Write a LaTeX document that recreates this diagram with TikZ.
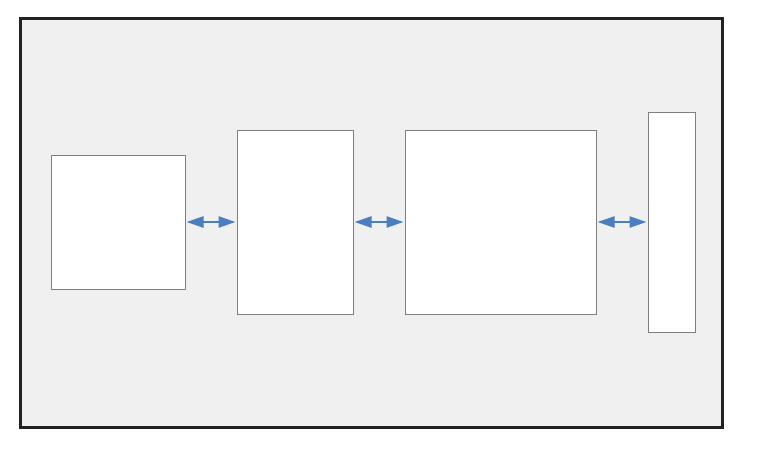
\documentclass[tikz,border=0pt]{standalone}
\usepackage{tikz}
\usetikzlibrary{arrows.meta}

\definecolor{framegray}{HTML}{222222}
\definecolor{panelgray}{HTML}{F0F0F0}
\definecolor{boxedge}{HTML}{7F7F7F}
\definecolor{linkblue}{HTML}{4A7EC0}

\tikzset{
	block/.style={draw=boxedge, line width=1pt, fill=white, inner sep=0pt},
	link/.style={linkblue, line width=2.4pt, {Triangle[length=17pt, width=11pt]}-{Triangle[length=17pt, width=11pt]}, shorten <=1pt, shorten >=1pt}
}

\begin{document}
\begin{tikzpicture}[x=1pt, y=-1pt]
			% Page size
			\useasboundingbox (0, 0) rectangle (762, 448);
			% Outer panel
			\draw[framegray, line width=3pt, fill=panelgray] (20, 18) rectangle (722, 427);
			% Blocks
			\node[block, minimum width=134pt, minimum height=134pt] (left) at (118, 222) {};
			\node[block, minimum width=116pt, minimum height=184pt] (midleft) at (295, 222) {};
			\node[block, minimum width=191pt, minimum height=184pt] (midright) at (500.5, 222) {};
			\node[block, minimum width=47pt, minimum height=220pt] (right) at (671.5, 222) {};
			% Links
			\draw[link] (left) -- (midleft);
			\draw[link] (midleft) -- (midright);
			\draw[link] (midright) -- (right);
		\end{tikzpicture}
\end{document}
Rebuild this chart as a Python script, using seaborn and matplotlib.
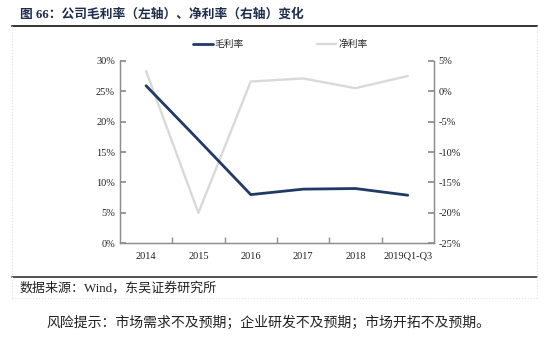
import numpy as np
import pandas as pd
import seaborn as sns
import matplotlib.pyplot as plt
from matplotlib.lines import Line2D
from matplotlib.ticker import FixedLocator, PercentFormatter

years = ["2014", "2015", "2016", "2017", "2018", "2019Q1-Q3"]
gross_margin = [25.9, 17.0, 8.0, 8.9, 9.0, 7.9]
net_margin = [3.3, -20.0, 1.6, 2.1, 0.5, 2.5]

sns.set_theme(style="white")
plt.rcParams["font.family"] = ["Liberation Serif", "Noto Sans CJK SC"]
plt.rcParams["axes.unicode_minus"] = False

df = pd.DataFrame({"year": years, "gross": gross_margin, "net": net_margin})

navy = "#1f3a64"
light = "#d9d9d9"
axis_col = "#8c8c8c"

fig = plt.figure(figsize=(5.5, 3.62), dpi=100)
ax = fig.add_axes([0.218, 0.328, 0.571, 0.504])
ax2 = ax.twinx()

sns.lineplot(data=df, x="year", y="gross", ax=ax, color=navy, lw=2.0, sort=False, zorder=3)
sns.lineplot(data=df, x="year", y="net", ax=ax2, color=light, lw=1.7, sort=False, zorder=2)
ax.set_zorder(ax2.get_zorder() + 1)
ax.patch.set_visible(False)

ax.set_xlim(-0.5, len(years) - 0.5)
ax.set_ylim(0, 30)
ax2.set_ylim(-25, 5)
ax.set_yticks(np.arange(0, 31, 5))
ax2.set_yticks(np.arange(-25, 6, 5))
ax.yaxis.set_major_formatter(PercentFormatter(decimals=0))
ax2.yaxis.set_major_formatter(PercentFormatter(decimals=0))
ax.set_xlabel("")
ax.set_ylabel("")
ax2.set_ylabel("")

ax.xaxis.set_minor_locator(FixedLocator(np.arange(0.5, len(years) - 1, 1)))
ax.tick_params(axis="x", which="major", length=0, labelsize=7.5, pad=6, colors="#222222")
ax.tick_params(axis="x", which="minor", length=4, direction="in", color=axis_col, bottom=True)
ax.tick_params(axis="y", length=4, direction="in", color=axis_col, labelsize=7.5, colors="#222222", left=True)
ax2.tick_params(axis="y", length=4, direction="in", color=axis_col, labelsize=7.5, colors="#222222", right=True)

for a in (ax, ax2):
    for side, sp in a.spines.items():
        sp.set_color(axis_col)
        sp.set_linewidth(0.9)
    a.spines["top"].set_visible(False)
    a.grid(False)

handles = [Line2D([0], [0], color=navy, lw=2.0), Line2D([0], [0], color=light, lw=1.7)]
fig.legend(handles, ["毛利率", "净利率"], loc="center", bbox_to_anchor=(0.51, 0.878), ncol=2,
           frameon=False, fontsize=7, handlelength=2.0, handletextpad=0.2, columnspacing=7.5)

# page frame
fig.add_artist(Line2D([0.022, 0.976], [0.928, 0.928], color="#333333", lw=1.4))
fig.add_artist(Line2D([0.022, 0.976], [0.235, 0.235], color="#333333", lw=1.2))
fig.add_artist(Line2D([0.022, 0.022], [0.928, 0.177], color="#e0e0e0", lw=0.8, ls=":"))
fig.add_artist(Line2D([0.976, 0.976], [0.928, 0.177], color="#e0e0e0", lw=0.8, ls=":"))
fig.add_artist(Line2D([0.022, 0.976], [0.177, 0.177], color="#e0e0e0", lw=0.8, ls=":"))

fig.text(0.036, 0.96, "图 66：公司毛利率（左轴）、净利率（右轴）变化", fontsize=9.2,
         fontweight="bold", color="#1f2d4d", va="center", ha="left")
fig.text(0.036, 0.205, "数据来源：Wind，东吴证券研究所", fontsize=9.4, color="#222222",
         va="center", ha="left")
fig.text(0.085, 0.108, "风险提示：市场需求不及预期；企业研发不及预期；市场开拓不及预期。",
         fontsize=10, color="#222222", va="center", ha="left")

fig.savefig("out.png", dpi=100)
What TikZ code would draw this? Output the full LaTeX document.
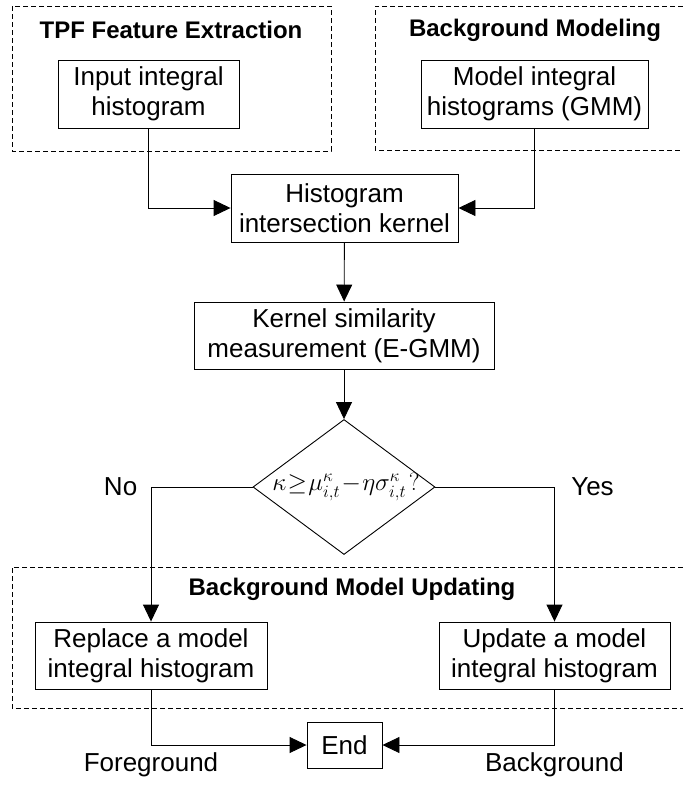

TASK INSTRUCTIONS - Reproduce every line exactly and omit all pictures.

TASK ANSWER -
Write a LaTeX document that recreates this diagram with TikZ.
\documentclass[tikz,border=0pt]{standalone}
\usepackage{tikz}
\usetikzlibrary{arrows.meta}

\definecolor{framegray}{HTML}{222222}
\definecolor{panelgray}{HTML}{F0F0F0}
\definecolor{boxedge}{HTML}{7F7F7F}
\definecolor{linkblue}{HTML}{4A7EC0}

\tikzset{
	block/.style={draw=boxedge, line width=1pt, fill=white, inner sep=0pt},
	link/.style={linkblue, line width=2.4pt, {Triangle[length=17pt, width=11pt]}-{Triangle[length=17pt, width=11pt]}, shorten <=1pt, shorten >=1pt}
}

\begin{document}
\begin{tikzpicture}[x=1pt, y=-1pt]
			% Page size
			\useasboundingbox (0, 0) rectangle (762, 448);
			% Outer panel
			\draw[framegray, line width=3pt, fill=panelgray] (20, 18) rectangle (722, 427);
			% Blocks
			\node[block, minimum width=134pt, minimum height=134pt] (left) at (118, 222) {};
			\node[block, minimum width=116pt, minimum height=184pt] (midleft) at (295, 222) {};
			\node[block, minimum width=191pt, minimum height=184pt] (midright) at (500.5, 222) {};
			\node[block, minimum width=47pt, minimum height=220pt] (right) at (671.5, 222) {};
			% Links
			\draw[link] (left) -- (midleft);
			\draw[link] (midleft) -- (midright);
			\draw[link] (midright) -- (right);
		\end{tikzpicture}
\end{document}
Rebuild this chart as a Python script, using seaborn and matplotlib.
import numpy as np
import pandas as pd
import seaborn as sns
import matplotlib.pyplot as plt
from matplotlib.lines import Line2D
from matplotlib.ticker import FixedLocator, PercentFormatter

years = ["2014", "2015", "2016", "2017", "2018", "2019Q1-Q3"]
gross_margin = [25.9, 17.0, 8.0, 8.9, 9.0, 7.9]
net_margin = [3.3, -20.0, 1.6, 2.1, 0.5, 2.5]

sns.set_theme(style="white")
plt.rcParams["font.family"] = ["Liberation Serif", "Noto Sans CJK SC"]
plt.rcParams["axes.unicode_minus"] = False

df = pd.DataFrame({"year": years, "gross": gross_margin, "net": net_margin})

navy = "#1f3a64"
light = "#d9d9d9"
axis_col = "#8c8c8c"

fig = plt.figure(figsize=(5.5, 3.62), dpi=100)
ax = fig.add_axes([0.218, 0.328, 0.571, 0.504])
ax2 = ax.twinx()

sns.lineplot(data=df, x="year", y="gross", ax=ax, color=navy, lw=2.0, sort=False, zorder=3)
sns.lineplot(data=df, x="year", y="net", ax=ax2, color=light, lw=1.7, sort=False, zorder=2)
ax.set_zorder(ax2.get_zorder() + 1)
ax.patch.set_visible(False)

ax.set_xlim(-0.5, len(years) - 0.5)
ax.set_ylim(0, 30)
ax2.set_ylim(-25, 5)
ax.set_yticks(np.arange(0, 31, 5))
ax2.set_yticks(np.arange(-25, 6, 5))
ax.yaxis.set_major_formatter(PercentFormatter(decimals=0))
ax2.yaxis.set_major_formatter(PercentFormatter(decimals=0))
ax.set_xlabel("")
ax.set_ylabel("")
ax2.set_ylabel("")

ax.xaxis.set_minor_locator(FixedLocator(np.arange(0.5, len(years) - 1, 1)))
ax.tick_params(axis="x", which="major", length=0, labelsize=7.5, pad=6, colors="#222222")
ax.tick_params(axis="x", which="minor", length=4, direction="in", color=axis_col, bottom=True)
ax.tick_params(axis="y", length=4, direction="in", color=axis_col, labelsize=7.5, colors="#222222", left=True)
ax2.tick_params(axis="y", length=4, direction="in", color=axis_col, labelsize=7.5, colors="#222222", right=True)

for a in (ax, ax2):
    for side, sp in a.spines.items():
        sp.set_color(axis_col)
        sp.set_linewidth(0.9)
    a.spines["top"].set_visible(False)
    a.grid(False)

handles = [Line2D([0], [0], color=navy, lw=2.0), Line2D([0], [0], color=light, lw=1.7)]
fig.legend(handles, ["毛利率", "净利率"], loc="center", bbox_to_anchor=(0.51, 0.878), ncol=2,
           frameon=False, fontsize=7, handlelength=2.0, handletextpad=0.2, columnspacing=7.5)

# page frame
fig.add_artist(Line2D([0.022, 0.976], [0.928, 0.928], color="#333333", lw=1.4))
fig.add_artist(Line2D([0.022, 0.976], [0.235, 0.235], color="#333333", lw=1.2))
fig.add_artist(Line2D([0.022, 0.022], [0.928, 0.177], color="#e0e0e0", lw=0.8, ls=":"))
fig.add_artist(Line2D([0.976, 0.976], [0.928, 0.177], color="#e0e0e0", lw=0.8, ls=":"))
fig.add_artist(Line2D([0.022, 0.976], [0.177, 0.177], color="#e0e0e0", lw=0.8, ls=":"))

fig.text(0.036, 0.96, "图 66：公司毛利率（左轴）、净利率（右轴）变化", fontsize=9.2,
         fontweight="bold", color="#1f2d4d", va="center", ha="left")
fig.text(0.036, 0.205, "数据来源：Wind，东吴证券研究所", fontsize=9.4, color="#222222",
         va="center", ha="left")
fig.text(0.085, 0.108, "风险提示：市场需求不及预期；企业研发不及预期；市场开拓不及预期。",
         fontsize=10, color="#222222", va="center", ha="left")

fig.savefig("out.png", dpi=100)
What TikZ code would draw this? Output the full LaTeX document.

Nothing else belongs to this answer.